Auch die erste Eigenproduktion von Apple TV+ bemüht sich um einen ungewöhnlichen Filmstoff. „The Banker“ (2020) handelt von zwei Immobilienhändlern, die als erste Afroamerikaner der Geschichte in Los Angeles ein Bankgebäude kaufen – nachdem man sie dort zuvor aufgrund ihrer Hautfarbe kaum über die Schwelle gelassen hat.
Dass man sie als Schwarze – trotz genügend Eigenkapital – eine Bank besitzen lässt, ist in Los Angeles im Jahr 1954 undenkbar. Daher müssen sie unsichtbar bleiben und einen jungen Weißen engagieren, der an ihrer Stelle die Geschäfte abwickelt.
Weiße Fassade
Bernard Garrett und Joe Morris agieren als schwarze Entrepreneurs hinter weißer Fassade. Als heimliche Bankbesitzer vergeben sie Kredite an schwarze Familien, die ansonsten keine Kredite bekämen, und verhelfen ihnen so zum Erwerb von Eigenheimen. Zudem ermöglichen sie kaufkräftigen Afroamerikanern Wohnungen in Stadtvierteln, die Weißen vorbehalten sind.
Anthony Mackie und Samuel L. Jackson spielen ihre Rollen als Garrett und Morris mit dem Gusto von Geheimagenten in eigener Sache. Besonders Samuel L. Jackson als Morris entwickelt eine Form von höherem Galgenhumor, mit dem er sich gegen den herrschenden Rassismus seiner Umgebung wappnet und komische Momente garantiert. „The Bankers“ lebt von seinen Schauspielern, weniger von der etwas einfallslosen Regie. Es ist gepflegtes, sehenswertes Geschichtskino, das sich mit seinem Anliegen dezidiert (auch) an ein weißes Publikum wendet.

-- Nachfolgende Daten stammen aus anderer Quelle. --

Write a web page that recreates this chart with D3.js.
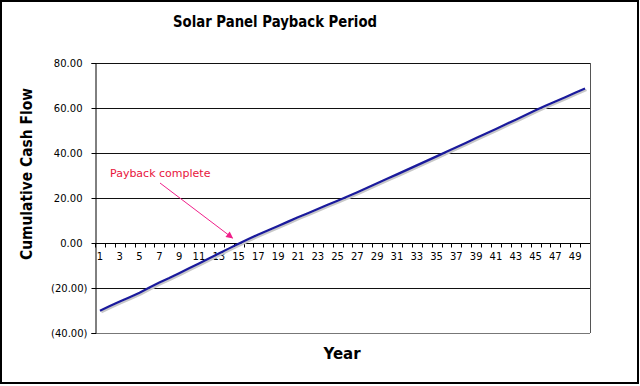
<!DOCTYPE html>
<html lang="en">
    <head>
        <meta charset="utf-8">
        <title>Solar Panel Payback Period</title>
        <script type="text/javascript" src="https://cdn.jsdelivr.net/npm/d3@7"></script>
        <style>
            body { margin: 0; background: #fff; }
            svg { display: block; }
        </style>
    </head>
    <body>
        <script type="text/javascript">

            // Chart data
            var years = d3.range(1, 51);
            var cashFlow = [-30.1, -28.0, -26.0, -24.1, -22.1, -19.8, -17.6, -15.6, -13.4, -11.2,
                            -9.1, -6.9, -4.7, -2.5, -0.3, 1.8, 3.8, 5.7, 7.6, 9.5,
                            11.4, 13.2, 15.1, 17.0, 18.8, 20.7, 22.6, 24.6, 26.6, 28.6,
                            30.5, 32.5, 34.5, 36.5, 38.5, 40.6, 42.6, 44.6, 46.7, 48.7,
                            50.7, 52.8, 54.8, 56.9, 59.0, 61.0, 62.9, 64.8, 66.8, 68.7];
            var yTicks = [-40, -20, 0, 20, 40, 60, 80];
            var paybackYear = 15;

            var w = 640, h = 386;
            // plot area edges (note: "top" is reserved on window, so prefix them)
            var pLeft = 95, pRight = 590, pTop = 63, pBottom = 333;

            var svg = d3.select("body").append("svg").attr("width", w).attr("height", h);

            // outer frame
            svg.append("rect").attr("x", 1).attr("y", 1).attr("width", w - 3).attr("height", h - 4)
                .attr("fill", "#fff").attr("stroke", "#000").attr("stroke-width", 2);

            var x = d3.scaleBand().domain(years).range([pLeft, pRight]);
            var y = d3.scaleLinear().domain([-40, 80]).range([pBottom, pTop]);

            var fmt = function(d) {
                return d < 0 ? "(" + d3.format(".2f")(-d) + ")" : d3.format(".2f")(d);
            };

            // gridlines
            svg.selectAll("line.grid")
                .data(yTicks.filter(function(d) { return d != 0 && d != -40; }))
                .enter()
                .append("line")
                .attr("class", "grid")
                .attr("x1", pLeft).attr("x2", pRight)
                .attr("y1", function(d) { return y(d) + 0.5; })
                .attr("y2", function(d) { return y(d) + 0.5; })
                .attr("stroke", "#111").attr("stroke-width", 1);

            // plot border right / bottom
            svg.append("line").attr("x1", pRight + 0.5).attr("x2", pRight + 0.5).attr("y1", pTop).attr("y2", pBottom)
                .attr("stroke", "#555");
            svg.append("line").attr("x1", pLeft).attr("x2", pRight).attr("y1", pBottom + 0.5).attr("y2", pBottom + 0.5)
                .attr("stroke", "#777");

            // y axis
            var yAxis = d3.axisLeft(y).tickValues(yTicks).tickSize(4).tickPadding(9).tickFormat(fmt);
            var gy = svg.append("g").attr("transform", "translate(" + (pLeft + 0.5) + ",0)").call(yAxis);
            gy.selectAll("text")
                .attr("font-family", "DejaVu Sans, Verdana, sans-serif").attr("font-size", 10).attr("fill", "#000")
                .attr("dx", function(d) { return d < 0 ? 5 : 0; });
            gy.selectAll("line, path").attr("stroke", "#000");

            // x axis at zero (category ticks between labels)
            var gx = svg.append("g").attr("transform", "translate(0," + (y(0) + 0.5) + ")");
            gx.append("line").attr("x1", pLeft).attr("x2", pRight).attr("stroke", "#000");
            gx.selectAll("line.tick")
                .data(years)
                .enter()
                .append("line")
                .attr("class", "tick")
                .attr("x1", function(d) { return Math.round(x(d)) + 0.5; })
                .attr("x2", function(d) { return Math.round(x(d)) + 0.5; })
                .attr("y1", 0).attr("y2", 4)
                .attr("stroke", "#000");
            gx.selectAll("text")
                .data(years.filter(function(d) { return d % 2 == 1; }))
                .enter()
                .append("text")
                .text(function(d) { return d; })
                .attr("x", function(d) { return x(d) + x.bandwidth() / 2; })
                .attr("y", 16)
                .attr("text-anchor", "middle")
                .attr("font-family", "DejaVu Sans, Verdana, sans-serif").attr("font-size", 10).attr("fill", "#000");

            // line with shadow
            var line = d3.line()
                .x(function(d, i) { return x(years[i]) + x.bandwidth() / 2; })
                .y(function(d) { return y(d); });

            svg.append("path").datum(cashFlow)
                .attr("d", line)
                .attr("transform", "translate(1.5,1.5)")
                .attr("fill", "none").attr("stroke", "#c8c8c8").attr("stroke-width", 2.2);
            svg.append("path").datum(cashFlow)
                .attr("d", line)
                .attr("fill", "none").attr("stroke", "#1a1a9c").attr("stroke-width", 2.2);

            // annotation
            var defs = svg.append("defs");
            defs.append("marker").attr("id", "arrow")
                .attr("viewBox", "0 0 10 10").attr("refX", 9).attr("refY", 5)
                .attr("markerWidth", 9).attr("markerHeight", 7).attr("orient", "auto")
                .attr("markerUnits", "userSpaceOnUse")
                .append("path").attr("d", "M0,0 L10,5 L0,10 Z").attr("fill", "#f0208a");

            svg.append("line")
                .attr("x1", 160).attr("y1", 183)
                .attr("x2", x(paybackYear) - 1).attr("y2", y(0) - 5)
                .attr("stroke", "#f0208a").attr("stroke-width", 1)
                .attr("marker-end", "url(#arrow)");
            svg.append("text")
                .text("Payback complete")
                .attr("x", 110).attr("y", 177)
                .attr("font-family", "DejaVu Sans, Verdana, sans-serif").attr("font-size", 11)
                .attr("fill", "#e8143c");

            // titles
            svg.append("text")
                .text("Solar Panel Payback Period")
                .attr("x", 275).attr("y", 27)
                .attr("text-anchor", "middle")
                .attr("font-family", "DejaVu Sans, Verdana, sans-serif").attr("font-weight", "bold")
                .attr("font-size", 16)
                .attr("textLength", 204).attr("lengthAdjust", "spacingAndGlyphs");

            svg.append("text")
                .text("Year")
                .attr("x", 342).attr("y", 359)
                .attr("text-anchor", "middle")
                .attr("font-family", "DejaVu Sans, Verdana, sans-serif").attr("font-weight", "bold")
                .attr("font-size", 15);

            svg.append("text")
                .text("Cumulative Cash Flow")
                .attr("transform", "translate(32,174) rotate(-90)")
                .attr("text-anchor", "middle")
                .attr("font-family", "DejaVu Sans, Verdana, sans-serif").attr("font-weight", "bold")
                .attr("font-size", 15)
                .attr("textLength", 172).attr("lengthAdjust", "spacingAndGlyphs");

        </script>
    </body>
</html>
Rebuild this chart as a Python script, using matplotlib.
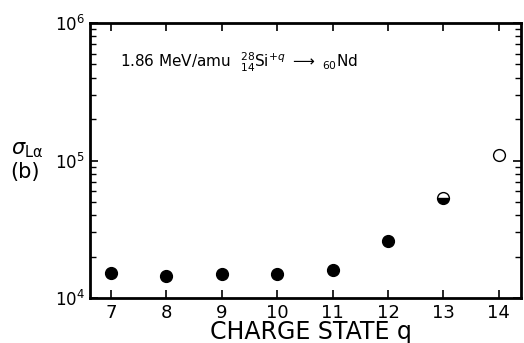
import matplotlib
matplotlib.use("Agg")
import matplotlib.pyplot as plt
from matplotlib.ticker import LogLocator, NullFormatter, FixedLocator

charge_full = [7, 8, 9, 10, 11, 12]
sigma_full = [1.53e4, 1.45e4, 1.49e4, 1.49e4, 1.60e4, 2.6e4]
charge_half = [13]
sigma_half = [5.3e4]
charge_open = [14]
sigma_open = [1.1e5]
xticks = [7, 8, 9, 10, 11, 12, 13, 14]
yticks = [1e4, 1e5, 1e6]
ytick_labels = [r"$10^4$", r"$10^5$", r"$10^6$"]

fig = plt.figure(figsize=(5.24, 3.43), dpi=100)
ax = fig.add_axes([90/524, 1-298/343, (521-90)/524, (298-23)/343])

ax.plot(charge_full, sigma_full, 'o', color='black', markersize=8.5, linestyle='none')
ax.plot(charge_half, sigma_half, 'o', color='black', markersize=8.5, fillstyle='bottom',
        markerfacecoloralt='white', markeredgewidth=1.0, linestyle='none')
ax.plot(charge_open, sigma_open, 'o', markerfacecolor='white', markeredgecolor='black',
        markersize=8.5, markeredgewidth=1.0, linestyle='none')

ax.set_yscale('log')
ax.set_ylim(1e4, 1e6)
ax.set_xlim(6.62, 14.4)
ax.set_xticks(xticks)
ax.set_xticklabels([str(v) for v in xticks], fontsize=13)
ax.yaxis.set_major_locator(FixedLocator(yticks))
ax.set_yticklabels(ytick_labels, fontsize=12)
ax.yaxis.set_minor_locator(LogLocator(base=10, subs=range(2, 10)))
ax.yaxis.set_minor_formatter(NullFormatter())

ax.tick_params(axis='both', which='major', direction='in', length=6, width=1.2,
               top=True, right=True)
ax.tick_params(axis='x', which='major', pad=4)
ax.tick_params(axis='y', which='minor', direction='in', length=4, width=1.0,
               left=True, right=True)
for s in ax.spines.values():
    s.set_linewidth(2.0)

ax.text(7.16, 5.2e5, r"1.86 MeV/amu  $^{28}_{14}$Si$^{+q}$ $\longrightarrow$ $_{60}$Nd",
        fontsize=11, ha='left', va='center')

fig.text(27/524, 1-150/343, r"$\sigma_{\rm L\alpha}$", fontsize=15, ha='center', va='center')
fig.text(25/524, 1-172/343, "(b)", fontsize=15, ha='center', va='center')
fig.text(311/524, 1-339/343, "CHARGE STATE q", fontsize=17, ha='center', va='baseline')

fig.savefig("out.png", dpi=100)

Von einem gepflegten weißen Publikum ist in der Komödie „Dolemite Is My Name“ (2019) keine Rede mehr. Eddie Murphy in der Rolle des schwarzen Comedian Rudy Ray Moore, der als „Dolemite“ mit vulgären Sprüchen sein schwarzes Publikum begeisterte und mit dem Trash-Filmchen „Dolemite“ einen Blaxploitation-Klassiker hinlegte, ist absolut sehenswert (auf Netflix).